This is a follow-up to a player post weeks ago I can't recall regarding his harsh beef about Cyberstep's "slaggard" treatment at fixing his free pleasure. It's slightly lengthy so you've been advised.
First, let's cut Cyberstep and other on-line entertainment firms more than little slack for providing a generally thankless public a free-to-play product that they can expect small profit from at the get-go and not quitting out of frustration after the first few dry months. Most unsung projects do. A lot "most".
This is not to say problems and issues shouldn't be reported, but game developers are not trained poodles who jump at an issue at the snap of one's fingers. Being on a game product team is often a thankless crap shoot at cracking a profit, much less fame and fortune. Each from a crew of often less than a hundred has a assigned task you must meet or stall the team. Stall the program. Think humiliation. Some issues leave you only taking cat-naps through the week. You have deadlines that has your wives and girlfriends wondering whether you're two-timing. On top of that, only a small fraction of those using your product are going to give you thanks while the majority tends to chew you out for hundreds of different coding issues on programs that rival the complexity of those used in space probe systems. And till your product scores big, you're paid peanuts for providing players free thrills. Try that with other products out there.
Today when I skim various on-line game blogs and forums I'm dismayed at the gripes and complaints from those not paying a penny for their on-line thrills. I'm talking unreasonable demands and expectations. Even if you pay for online games, you're supposedly sharp enough to know what you're getting into by the nature of the beast, bugs and all. People did not carp like this on the first on-line RPGs in the late '90s. We took it that we were on the bleeding edge of a whole new entertainment realm so we took the bugs and crashes and stalls in stride. We were all defacto beta testers of a new age and we understood that and restrained from giving the developers much grief. Today, we have a severe crippling entitlement mentality particularly in the Western world when we demand that our entertainment come as free as rain and perfect as driven snow and you're an ugly lazy SOB if you trip a step and not make it so yesterday. Professional developers try not to think "ingrate" from such harsh criticism. That feedback tone effects response. Ditto that squared.

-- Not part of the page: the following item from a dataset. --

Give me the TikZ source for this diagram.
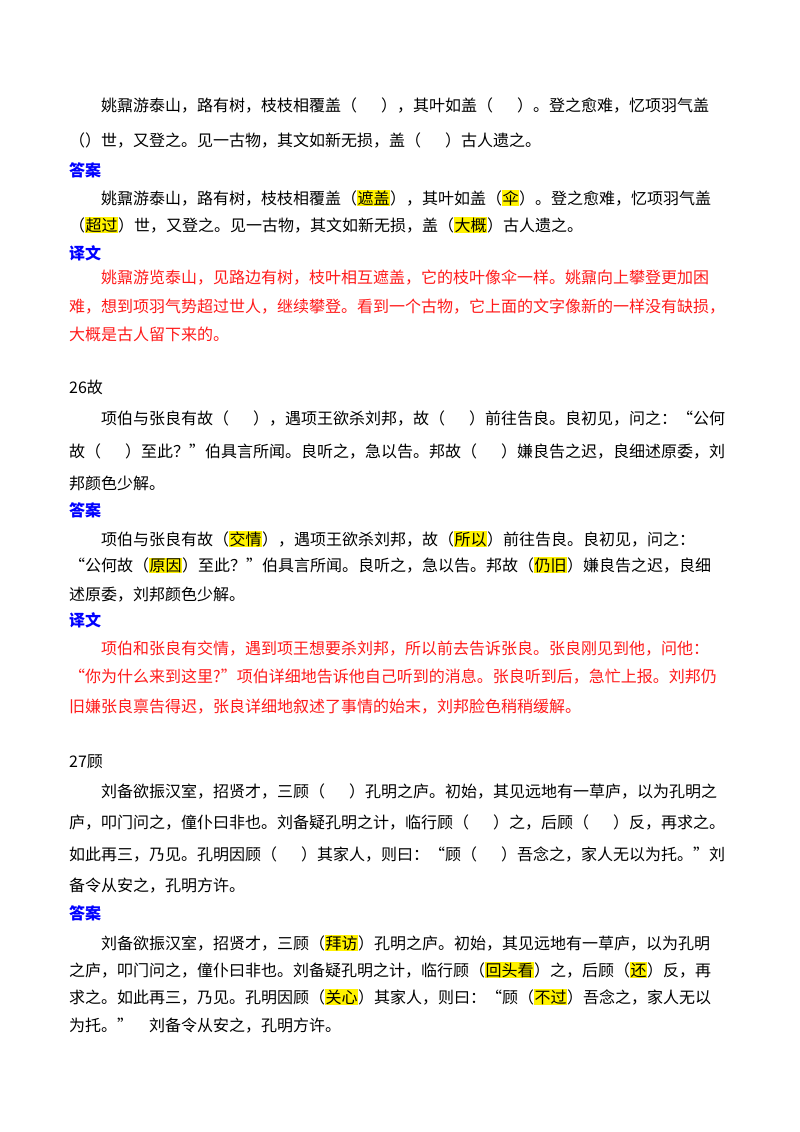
\documentclass[tikz,border=0pt]{standalone}
\usepackage{fontspec}
\usepackage{xcolor}
\setmainfont{Noto Sans CJK SC}
\XeTeXlinebreaklocale "zh"
\XeTeXlinebreakskip=0pt plus 2pt
\definecolor{myblue}{HTML}{0000FF}
\definecolor{myred}{HTML}{FF1A1A}
\newcommand{\hl}[1]{{\setlength{\fboxsep}{0.5pt}\colorbox{yellow}{#1}}}
\newcommand{\bk}{（\hspace{1.5em}）}
\newcommand{\FL}[3]{\node[anchor=base west,inner sep=0pt] at (#1,#2) {\makebox[\dimexpr728pt-#1pt\relax][s]{#3}};}
\newcommand{\PL}[3]{\node[anchor=base west,inner sep=0pt] at (#1,#2) {#3};}
\newcommand{\LB}[2]{\node[anchor=base west,inner sep=0pt,text=myblue,font=\fontsize{16}{16}\selectfont\bfseries] at (69,#1) {#2};}
\begin{document}
\begin{tikzpicture}[x=1pt,y=-1pt,every node/.style={font=\fontsize{16}{16}\selectfont}]
\fill[white] (0,0) rectangle (800,1132);
\useasboundingbox (0,0) rectangle (800,1132);
% block 1
\FL{101}{111}{姚鼐游泰山，路有树，枝枝相覆盖\bk，其叶如盖\bk。登之愈难，忆项羽气盖}
\PL{69}{146}{（）世，又登之。见一古物，其文如新无损，盖\bk 古人遗之。}
\LB{176}{答案}
\FL{101}{204}{姚鼐游泰山，路有树，枝枝相覆盖（\hl{遮盖}），其叶如盖（\hl{伞}）。登之愈难，忆项羽气盖}
\PL{69}{231}{（\hl{超过}）世，又登之。见一古物，其文如新无损，盖（\hl{大概}）古人遗之。}
\LB{259}{译文}
\begin{scope}[every node/.append style={text=myred}]
\FL{101}{283}{姚鼐游览泰山，见路边有树，枝叶相互遮盖，它的枝叶像伞一样。姚鼐向上攀登更加困}
\FL{69}{312}{难，想到项羽气势超过世人，继续攀登。看到一个古物，它上面的文字像新的一样没有缺损，}
\PL{69}{340}{大概是古人留下来的。}
\end{scope}
% block 26
\PL{69}{393}{26故}
\FL{101}{424}{项伯与张良有故\bk，遇项王欲杀刘邦，故\bk 前往告良。良初见，问之：“公何}
\FL{69}{457}{故\bk 至此？”伯具言所闻。良听之，急以告。邦故\bk 嫌良告之迟，良细述原委，刘}
\PL{69}{489}{邦颜色少解。}
\LB{516}{答案}
\FL{101}{545}{项伯与张良有故（\hl{交情}），遇项王欲杀刘邦，故（\hl{所以}）前往告良。良初见，问之：}
\FL{69}{571}{“公何故（\hl{原因}）至此？”伯具言所闻。良听之，急以告。邦故（\hl{仍旧}）嫌良告之迟，良细}
\PL{69}{600}{述原委，刘邦颜色少解。}
\LB{626}{译文}
\begin{scope}[every node/.append style={text=myred}]
\FL{101}{654}{项伯和张良有交情，遇到项王想要杀刘邦，所以前去告诉张良。张良刚见到他，问他：}
\FL{69}{682}{“你为什么来到这里?”项伯详细地告诉他自己听到的消息。张良听到后，急忙上报。刘邦仍}
\PL{69}{712}{旧嫌张良禀告得迟，张良详细地叙述了事情的始末，刘邦脸色稍稍缓解。}
\end{scope}
% block 27
\PL{69}{767}{27顾}
\FL{101}{797}{刘备欲振汉室，招贤才，三顾\bk 孔明之庐。初始，其见远地有一草庐，以为孔明之}
\FL{69}{828}{庐，叩门问之，僮仆曰非也。刘备疑孔明之计，临行顾\bk 之，后顾\bk 反，再求之。}
\FL{69}{860}{如此再三，乃见。孔明因顾\bk 其家人，则曰：“顾\bk 吾念之，家人无以为托。”刘}
\PL{69}{891}{备令从安之，孔明方许。}
\LB{919}{答案}
\FL{101}{949}{刘备欲振汉室，招贤才，三顾（\hl{拜访}）孔明之庐。初始，其见远地有一草庐，以为孔明}
\FL{69}{976}{之庐，叩门问之，僮仆曰非也。刘备疑孔明之计，临行顾（\hl{回头看}）之，后顾（\hl{还}）反，再}
\FL{69}{1003}{求之。如此再三，乃见。孔明因顾（\hl{关心}）其家人，则曰：“顾（\hl{不过}）吾念之，家人无以}
\PL{69}{1031}{为托。”　刘备令从安之，孔明方许。}
\end{tikzpicture}
\end{document}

I'm not asking anyone to turn into Cyberstep cheerleaders (or any other online entertainment firm) or turn a cheek to the problems, but to expect that there will be minor and major issues in projects like this that are born with far more hope than expectation of turning a profit or breaking even. Especially one straddling that very difficult frontier outside their domestic market. Issue feedback is very important to development teams, but -- compliments -- taste far sweeter to them and energizes their passion to get things right. And trust me, they do listen to how their products are received and what players think of them by country, and like kudos, undue criticism can be downright near personal. And again, feedback tone effects response.
All I ask is to send game entertainment companies a thank you email once a while (IN CARE OF!) their development and creative teams. They'll really appreciate it. And you will too.
I apologize for being long and in no way I'm a preacher. I'm just speaking my own mind, and in addition to my sent email, I here openly give you teams at Cyberstep my highest gratitude and regard for providing me hours of engaging entertainment.